Dans son essai sur le mot d’esprit Freud a
longuement tâtonné avant de proposer une théorie qui propose de faire du trait
d’esprit une économie psychique. Bien qu’il distingue de façon maladroite et
obscure entre rire, spirituel, comique et humour, sans que l’on sache bien
pourquoi, il donne dans sa conférence de 1927 à l’humour la même fonction
psychique : « Il n’y a aucun
doute, l’essence de l’humour consiste à économiser les affects que la situation
devrait occasionner, et à se dégager par une plaisanterie de la possibilité de
telles extériorisations affectives. » (p. 323) L’humour et sa
conséquence, le rire, sont ainsi un moyen de décharger la tension occasionnée
par les angoisses que génère l’environnement, et les risques d’agression, ce
que Freud appelle les offenses, que constituent potentiellement toute relation.
La nouveauté, en 1927, vient davantage de
la convocation du « moi » qui est déjà le propos principal de Freud
dans Le créateur littéraire et la fantaisie (1907), communication présentée avec pertinence au début du même
recueil : « Le caractère
grandiose est manifestement lié au triomphe du narcissisme, à l’invulnérabilité
victorieusement affirmée du moi. Le moi se refuse à se laisser offenser,
contraindre à la souffrance par les occasions qui se rencontrent dans la
réalité ; il maintient fermement que les traumatismes issus du monde
extérieur ne peuvent l’atteindre ; davantage : il montre qu’ils ne
sont pour lui que matière à gain de plaisir. » (p. 323) Certes, la
valeur cathartique de l’humour est évidente, mais plus encore le rire est une
façon de diminuer les tensions sociales en lui substituant l’intimité engendrée
par le rire : si nous partageons les mêmes sentiments, alors nous
supprimons les tensions potentielles engendrées par les risques de toute communication.
Partager des angoisses, vider une offense de son contenu, ce n’est pas les supprimer
mais lever le danger qu’elles constituent, les désactiver.
La conclusion de Freud, obnubilé par son
principe d’économie ne porte rétrospectivement pas bien loin : « Il veut dire : ‘‘Regarde, voilà donc le
monde qui paraît si dangereux. Un jeu d’enfant, tout juste bon à faire l’objet
d’une plaisanterie’’. » (p. 328). En d’autres termes, selon les mots
postérieurs du surréaliste Achile Chavée (et sans doute lecteur de Freud) :
« l’humour (noir) est la politesse du désespoir. » En effet, la
fonction réassurante de l’humour est double puisqu’elle désactive l’angoisse qui
nous écrase par un rire qui la nie tout en nous rapprochant de nos congénères. Au-delà,
et c’est sans doute la fonction que l’humour partage le plus profondément avec le
jeu, ce dernier affirme que l’homme n’est complètement humain que par sa
capacité à échapper à l’instinct, donc à dénoncer par l’esprit les angoisses dont
celui-là même (cet esprit qui nous autorise justement la prescience du danger)
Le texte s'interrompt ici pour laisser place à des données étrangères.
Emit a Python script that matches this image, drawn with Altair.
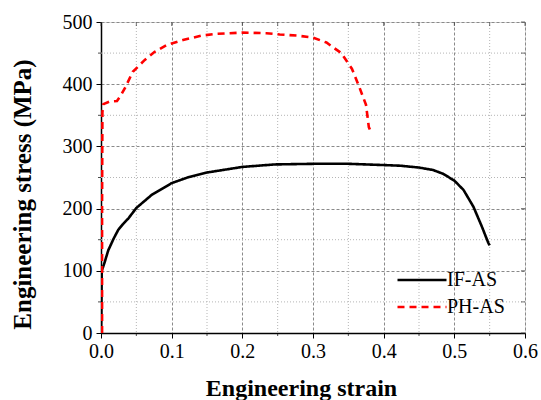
import altair as alt
import pandas as pd

# ---- data ----
if_strain = [0.0, 0.0005, 0.0008, 0.001, 0.0047, 0.0103, 0.018, 0.0245, 0.031, 0.0386, 0.05, 0.0717,
             0.1, 0.125, 0.15, 0.2, 0.246, 0.3, 0.35, 0.4, 0.423, 0.45, 0.47, 0.484, 0.5, 0.513,
             0.527, 0.539, 0.548, 0.55]
if_stress = [0, 30, 70, 100, 112, 133, 152, 166, 175, 184, 201, 222,
             241, 251, 258, 267, 271, 272, 272, 270, 269, 266, 262, 256, 245, 230,
             203, 171, 145, 141]

ph_strain = [0.0015, 0.0015, 0.002, 0.0035, 0.012, 0.0226, 0.028, 0.034, 0.045, 0.062, 0.076, 0.093,
             0.116, 0.142, 0.164, 0.182, 0.2, 0.234, 0.253, 0.279, 0.3, 0.319, 0.34, 0.355,
             0.365, 0.375, 0.379, 0.383]
ph_stress = [0, 200, 355, 368, 372, 373, 382, 394, 420, 439, 452, 463,
             471, 478, 481, 482, 483, 482, 480, 478, 475, 467, 450, 425,
             397, 367, 331, 320]

series_names = ["IF-AS", "PH-AS"]
series_colors = ["black", "red"]
series_dash = [[1, 0], [7, 5]]

x_major = [0.0, 0.1, 0.2, 0.3, 0.4, 0.5, 0.6]
x_minor = [0.05, 0.15, 0.25, 0.35, 0.45, 0.55]
y_major = [0, 100, 200, 300, 400, 500]
y_minor = [50, 150, 250, 350, 450]

FONT = "Liberation Serif"

rows = []
for i, (s, t) in enumerate(zip(if_strain, if_stress)):
    rows.append({"strain": s, "stress": t, "series": series_names[0], "idx": i})
for i, (s, t) in enumerate(zip(ph_strain, ph_stress)):
    rows.append({"strain": s, "stress": t, "series": series_names[1], "idx": i})
df = pd.DataFrame(rows)

xscale = alt.Scale(domain=[0, 0.6], nice=False, zero=False)
yscale = alt.Scale(domain=[0, 500], nice=False)

xaxis = alt.Axis(values=x_major, format=".1f", title="Engineering strain",
                 grid=True, gridColor="#8a8a8a", gridDash=[3, 2], gridWidth=1,
                 tickSize=5, tickColor="black", tickWidth=1,
                 domainColor="black", domainWidth=1.5, labelFlush=False,
                 labelFont=FONT, labelFontSize=20, labelColor="black", labelPadding=3,
                 titleFont=FONT, titleFontSize=24, titleFontWeight="bold", titleColor="black",
                 titleX=200, titleY=62, titleBaseline="alphabetic", titleAlign="center")
yaxis = alt.Axis(values=y_major, title="Engineering stress (MPa)",
                 grid=True, gridColor="#8a8a8a", gridDash=[3, 2], gridWidth=1,
                 tickSize=5, tickColor="black", tickWidth=1,
                 domainColor="black", domainWidth=1.5, labelFlush=False,
                 labelFont=FONT, labelFontSize=20, labelColor="black", labelPadding=4,
                 titleFont=FONT, titleFontSize=25, titleFontWeight="bold", titleColor="black",
                 titleX=-71, titleY=172, titleBaseline="alphabetic", titleAlign="center",
                 titleAngle=270)


def X(field):
    return alt.X(field, scale=xscale, axis=xaxis, title="Engineering strain")


def Y(field):
    return alt.Y(field, scale=yscale, axis=yaxis, title="Engineering stress (MPa)")


xminor_df = pd.DataFrame({"v": x_minor})
yminor_df = pd.DataFrame({"v": y_minor})
xall_df = pd.DataFrame({"v": x_major + x_minor})
yall_df = pd.DataFrame({"v": y_major + y_minor})

# minor grid
grid_x_minor = alt.Chart(xminor_df).mark_rule(color="#b5b5b5", strokeDash=[1, 2], strokeWidth=1).encode(
    x=X("v:Q"))
grid_y_minor = alt.Chart(yminor_df).mark_rule(color="#b5b5b5", strokeDash=[1, 2], strokeWidth=1).encode(
    y=Y("v:Q"))

# minor outward ticks (bottom / left)
tick_bottom = alt.Chart(xminor_df).mark_tick(orient="vertical", size=3, thickness=1, color="black", yOffset=1.5).encode(
    x=X("v:Q"), y=alt.datum(0, scale=yscale, axis=yaxis, title="Engineering stress (MPa)"))
tick_left = alt.Chart(yminor_df).mark_tick(orient="horizontal", size=3, thickness=1, color="black", xOffset=-1.5).encode(
    y=Y("v:Q"), x=alt.datum(0, scale=xscale, axis=xaxis, title="Engineering strain"))
# inward ticks (top / right)
tick_top = alt.Chart(xall_df).mark_tick(orient="vertical", size=4, thickness=1, color="#333", yOffset=2).encode(
    x=X("v:Q"), y=alt.datum(500, scale=yscale, axis=yaxis, title="Engineering stress (MPa)"))
tick_right = alt.Chart(yall_df).mark_tick(orient="horizontal", size=4, thickness=1, color="#333", xOffset=-2).encode(
    y=Y("v:Q"), x=alt.datum(0.6, scale=xscale, axis=xaxis, title="Engineering strain"))

lines = alt.Chart(df).mark_line(strokeWidth=2.6, strokeCap="butt", clip=True).encode(
    x=X("strain:Q"),
    y=Y("stress:Q"),
    color=alt.Color("series:N", scale=alt.Scale(domain=series_names, range=series_colors),
                    legend=alt.Legend(title=None, orient="none", legendX=311, legendY=248,
                                      symbolType="M-4.9,0L4.9,0", symbolSize=100, symbolStrokeWidth=2.6,
                                      labelFont=FONT, labelFontSize=20, labelColor="black",
                                      labelOffset=15, rowPadding=7, padding=0)),
    strokeDash=alt.StrokeDash("series:N", scale=alt.Scale(domain=series_names, range=series_dash), legend=None),
    order="idx:Q",
)

chart = alt.layer(grid_x_minor, grid_y_minor, lines, tick_bottom, tick_left, tick_top, tick_right).properties(
    width=424, height=311,
    autosize=alt.AutoSizeParams(type="none"),
    padding={"left": 101, "top": 22, "right": 16, "bottom": 67},
).configure_view(stroke="#333", strokeWidth=1.5).configure_axis(
    labelFont=FONT, titleFont=FONT
).configure_legend(labelFont=FONT).configure(background="white")

chart.save("out.html", embed_options={"renderer": "svg", "actions": False})
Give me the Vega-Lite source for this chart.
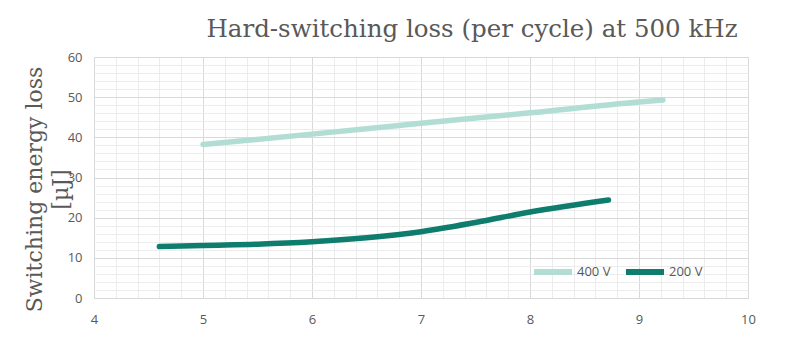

s’accable. Mal et remède du mal, l’esprit et le langage qui le traduit et le
réalise – littéralement le mot d’esprit – permet de s’affranchir des peurs
incommensurables que cette capacité d’anticipation fait naître.
Or Freud l’a compris, la psychanalyse est
toute entière contenu dans ce hiatus, cette aptitude à générer des angoisses
qui n’existent que pour nous et dont nous sommes la seule solution. Ainsi le
mot d’esprit, comme le jeu, permet de compenser l’angoisse par le fantasme, la
souffrance par le plaisir, celui de devenir l’acteur de notre joie, cette
manifestation de notre libération des peurs qui nous étreignent, celles d’un
environnement hostile ou du « ça » tapi en nous.
Une réflexion plus convaincante et stimulante
que l’ouvrage préparatoire et laborieux dont elle tirée, sans être complètement
aboutie.
« L’humour » [1927] de Sigmund
Freud in L’inquiétante étrangeté et
autres essais, Gallimard 1985, pages 319-328, 8.10 €.